# What is being asked
Starting with the first line below, extract each line through the one that contains "import plotly.graph_objects as go", inclusive, excluding pictures.

==== Raw data

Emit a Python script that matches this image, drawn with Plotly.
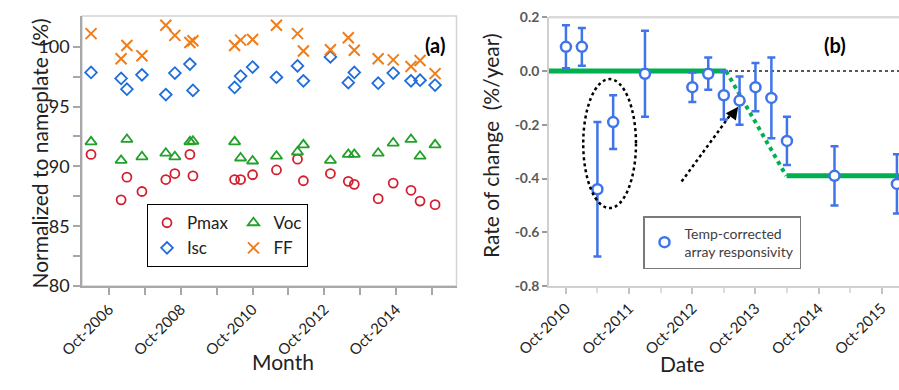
import plotly.graph_objects as go

# ---------------- Panel (a) data ----------------
a_dates = ['2006-04-01', '2007-02-01', '2007-04-01', '2007-09-01', '2008-05-01', '2008-08-01',
           '2009-01-01', '2009-02-01', '2010-04-01', '2010-06-01', '2010-10-01', '2011-06-01',
           '2012-01-01', '2012-03-01', '2012-12-01', '2013-06-01', '2013-08-01', '2014-04-01',
           '2014-09-01', '2015-03-01', '2015-06-01', '2015-11-01']
pmax = [91.0, 87.2, 89.1, 87.9, 88.9, 89.4, 91.0, 89.2, 88.9, 88.9, 89.3, 89.7,
        90.6, 88.8, 89.4, 88.75, 88.5, 87.3, 88.6, 88.0, 87.1, 86.8]
isc = [97.85, 97.35, 96.45, 97.65, 96.0, 97.8, 98.55, 96.35, 96.6, 97.55, 98.3, 97.45,
       98.4, 97.15, 99.15, 97.0, 97.85, 96.95, 97.8, 97.15, 97.2, 96.8]
voc = [92.05, 90.5, 92.25, 90.8, 91.1, 90.8, 92.05, 92.1, 92.05, 90.7, 90.45, 90.85,
       91.2, 91.8, 90.5, 91.0, 91.0, 91.1, 91.95, 92.25, 90.85, 91.8]
ff = [101.1, 99.0, 100.1, 99.25, 101.8, 100.95, 100.35, 100.5, 100.1, 100.55, 100.6, 101.8,
      101.1, 99.65, 99.75, 100.75, 99.7, 99.0, 98.9, 98.35, 98.85, 97.75]
a_tickvals = ['2006-10-01', '2007-10-01', '2008-10-01', '2009-10-01', '2010-10-01',
              '2011-10-01', '2012-10-01', '2013-10-01', '2014-10-01', '2015-10-01']
a_ticktext = ['Oct-2006', '', 'Oct-2008', '', 'Oct-2010', '', 'Oct-2012', '', 'Oct-2014', '']
a_yticks = [80, 85, 90, 95, 100]

# ---------------- Panel (b) data ----------------
b_dates = ['2010-10-01', '2011-01-01', '2011-04-01', '2011-07-01', '2012-01-01', '2012-10-01',
           '2013-01-01', '2013-04-01', '2013-07-01', '2013-10-01', '2014-01-01', '2014-04-01',
           '2015-01-01', '2015-12-28']
b_rate = [0.09, 0.09, -0.44, -0.19, -0.01, -0.06, -0.01, -0.09, -0.11, -0.06, -0.10, -0.26,
          -0.39, -0.42]
b_err = [0.08, 0.07, 0.25, 0.10, 0.16, 0.055, 0.06, 0.09, 0.09, 0.09, 0.15, 0.09, 0.11, 0.11]
trend1_dates = ['2010-01-01', '2013-04-14']
trend1_vals = [0.0, 0.0]
trend2_dates = ['2013-04-14', '2014-03-28']
trend2_vals = [0.0, -0.39]
trend3_dates = ['2014-03-30', '2016-06-01']
trend3_vals = [-0.39, -0.39]
b_tickvals = ['2010-10-01', '2011-10-01', '2012-10-01', '2013-10-01', '2014-10-01', '2015-10-01']
b_ticktext = ['Oct-2010', 'Oct-2011', 'Oct-2012', 'Oct-2013', 'Oct-2014', 'Oct-2015']
b_minor = ['2011-04-01', '2012-04-01', '2013-04-01', '2014-04-01', '2015-04-01']
b_yticks = [-0.8, -0.6, -0.4, -0.2, 0.0, 0.2]
b_yticktext = ['-0.8', '-0.6', '-0.4', '-0.2', '0.0', '0.2']

FONT = 'Lato'
fig = go.Figure()

# Panel (a) traces
fig.add_trace(go.Scatter(x=a_dates, y=pmax, mode='markers', name='Pmax', legendgroup='g1',
                         marker=dict(symbol='circle-open', size=9, color='#d3202e', line=dict(width=1.8)),
                         xaxis='x', yaxis='y', legend='legend'))
fig.add_trace(go.Scatter(x=a_dates, y=isc, mode='markers', name='Isc', legendgroup='g1',
                         marker=dict(symbol='diamond-open', size=9, color='#1f6ddc', line=dict(width=1.8)),
                         xaxis='x', yaxis='y', legend='legend'))
fig.add_trace(go.Scatter(x=a_dates, y=voc, mode='markers', name='Voc', legendgroup='g2',
                         marker=dict(symbol='triangle-up-open', size=10, color='#23a02a', line=dict(width=1.8)),
                         xaxis='x', yaxis='y', legend='legend'))
fig.add_trace(go.Scatter(x=a_dates, y=ff, mode='markers', name='FF', legendgroup='g2',
                         marker=dict(symbol='x-thin-open', size=11, color='#ef7d1a', line=dict(width=2, color='#ef7d1a')),
                         xaxis='x', yaxis='y', legend='legend'))

# Panel (b) trend lines
GREEN = '#00b050'
fig.add_trace(go.Scatter(x=trend1_dates, y=trend1_vals, mode='lines', showlegend=False,
                         line=dict(color=GREEN, width=5), xaxis='x2', yaxis='y2', hoverinfo='skip'))
fig.add_trace(go.Scatter(x=trend2_dates, y=trend2_vals, mode='lines', showlegend=False,
                         line=dict(color=GREEN, width=4, dash='dot'), xaxis='x2', yaxis='y2', hoverinfo='skip'))
fig.add_trace(go.Scatter(x=trend3_dates, y=trend3_vals, mode='lines', showlegend=False,
                         line=dict(color=GREEN, width=5), xaxis='x2', yaxis='y2', hoverinfo='skip'))

BLUE = '#3f74ea'
fig.add_trace(go.Scatter(x=b_dates, y=b_rate, mode='markers', name='Temp-corrected<br>array responsivity',
                         marker=dict(symbol='circle', size=10, color='white', line=dict(width=2.5, color=BLUE)),
                         error_y=dict(type='data', array=b_err, visible=True, color=BLUE, thickness=2.5, width=4),
                         xaxis='x2', yaxis='y2', legend='legend2'))

shapes = [
    dict(type='rect', xref='x domain', yref='y domain', x0=0, x1=1, y0=0, y1=1,
         line=dict(color='#d4d4d4', width=1.5), layer='below'),
    dict(type='line', xref='x2 domain', yref='y2 domain', x0=0, x1=1, y0=1, y1=1,
         line=dict(color='#dadada', width=2.5), layer='below'),
    dict(type='line', xref='x2 domain', yref='y2', x0=0, x1=1, y0=0, y1=0,
         line=dict(color='#222222', width=1.5, dash='dot'), layer='below'),
    dict(type='circle', xref='x2', yref='y2', x0='2011-01-09', x1='2011-11-10', y0=-0.51, y1=-0.03,
         line=dict(color='black', width=2.5, dash='dot')),
    dict(type='line', xref='x2', yref='y2', x0='2012-07-31', y0=-0.411, x1='2013-05-26', y1=-0.148,
         line=dict(color='black', width=2.5, dash='dot')),
]

annotations = [
    dict(text='', x='2013-06-23', y=-0.133, xref='x2', yref='y2', showarrow=True,
         ax=-8, ay=11, arrowhead=2, arrowsize=1, arrowwidth=2.5, arrowcolor='black', standoff=0),
    dict(text='<b>(a)</b>', x=435 / 899, y=1 - 31 / 390, xref='paper', yref='paper',
         showarrow=False, font=dict(family=FONT, size=20, color='black')),
    dict(text='<b>(b)</b>', x=848 / 899, y=1 - 31 / 390, xref='paper', yref='paper',
         showarrow=False, font=dict(family=FONT, size=20, color='black')),
    dict(text='Normalized to nameplate \u00a0(%)', x=25 / 899, y=1 - 154 / 390, xref='paper', yref='paper',
         textangle=-90, showarrow=False, font=dict(family=FONT, size=21, color='#222')),
    dict(text='Month', x=250 / 899, y=1 - 376 / 390, xref='paper', yref='paper',
         showarrow=False, font=dict(family=FONT, size=21, color='#222')),
    dict(text='Rate of change \u00a0(%/year)', x=490 / 899, y=1 - 146 / 390, xref='paper', yref='paper',
         textangle=-90, showarrow=False, font=dict(family=FONT, size=21, color='#222')),
    dict(text='Date', x=707 / 899, y=1 - 378 / 390, xref='paper', yref='paper',
         showarrow=False, font=dict(family=FONT, size=21, color='#222')),
]

fig.update_layout(
    width=899, height=390,
    margin=dict(l=0, r=0, t=0, b=0, autoexpand=False),
    paper_bgcolor='white', plot_bgcolor='white',
    font=dict(family=FONT, color='#222'),
    xaxis=dict(domain=[82 / 899, 456.5 / 899], type='date', range=['2005-12-30', '2016-06-06'],
               tickmode='array', tickvals=a_tickvals, ticktext=a_ticktext, tickangle=-45,
               showline=True, linecolor='#a8a8a8', linewidth=1.5, ticks='outside', ticklen=7,
               tickcolor='#a8a8a8', tickwidth=1.5, showgrid=False, zeroline=False, automargin=False,
               tickfont=dict(family=FONT, size=15, color='#222'), anchor='y'),
    yaxis=dict(domain=[1 - 286 / 390, 1 - 16 / 390], range=[80, 102.57], tickmode='array',
               tickvals=a_yticks, showline=True, linecolor='#a8a8a8', linewidth=1.5,
               ticks='outside', ticklen=7, tickcolor='#a8a8a8', tickwidth=1.5, showgrid=False,
               zeroline=False, automargin=False, tickfont=dict(family=FONT, size=18, color='#222'),
               minor=dict(tickvals=[82.5, 87.5, 92.5, 97.5], ticks='outside', ticklen=7,
                          tickcolor='#a8a8a8', tickwidth=1.5, showgrid=False), anchor='x'),
    xaxis2=dict(domain=[549 / 899, 1.0], type='date', range=['2010-06-25', '2016-01-09'],
                tickmode='array', tickvals=b_tickvals, ticktext=b_ticktext, tickangle=-45,
                showline=True, linecolor='#d0d0d0', linewidth=1.5, ticks='outside', ticklen=6,
                tickcolor='#c4c4c4', tickwidth=1.5, showgrid=False, zeroline=False, automargin=False,
                tickfont=dict(family=FONT, size=15, color='#222'),
                minor=dict(tickvals=b_minor, ticks='outside', ticklen=5, tickcolor='#dddddd',
                           tickwidth=1.5, showgrid=False), anchor='y2'),
    yaxis2=dict(domain=[1 - 286 / 390, 1 - 17.3 / 390], range=[-0.8, 0.2], tickmode='array',
                tickvals=b_yticks, ticktext=b_yticktext, showline=True, linecolor='#d0d0d0',
                linewidth=1.5, ticks='outside', ticklen=5, tickcolor='#9a9a9a', tickwidth=1.5,
                showgrid=False, zeroline=False, automargin=False,
                tickfont=dict(family=FONT, size=14, color='#5a5a5a', weight='bold'), anchor='x2'),
    legend=dict(orientation='h', traceorder='grouped', x=147 / 899, y=1 - 204 / 390,
                xanchor='left', yanchor='top', bgcolor='white', bordercolor='black', borderwidth=1.2,
                font=dict(family=FONT, size=17, color='#222'), itemclick=False, itemdoubleclick=False),
    legend2=dict(x=643 / 899, y=1 - 216 / 390, xanchor='left', yanchor='top', bgcolor='white',
                 bordercolor='#7a7a7a', borderwidth=1.5,
                 font=dict(family=FONT, size=14, color='#404040')),
    shapes=shapes,
    annotations=annotations,
)

fig.write_html('out.html', config={'displayModeBar': False},
               post_script="document.body.style.margin='0';document.body.style.overflow='hidden';")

========

# Result of this task
Emit a Python script that matches this image, drawn with Plotly.
import plotly.graph_objects as go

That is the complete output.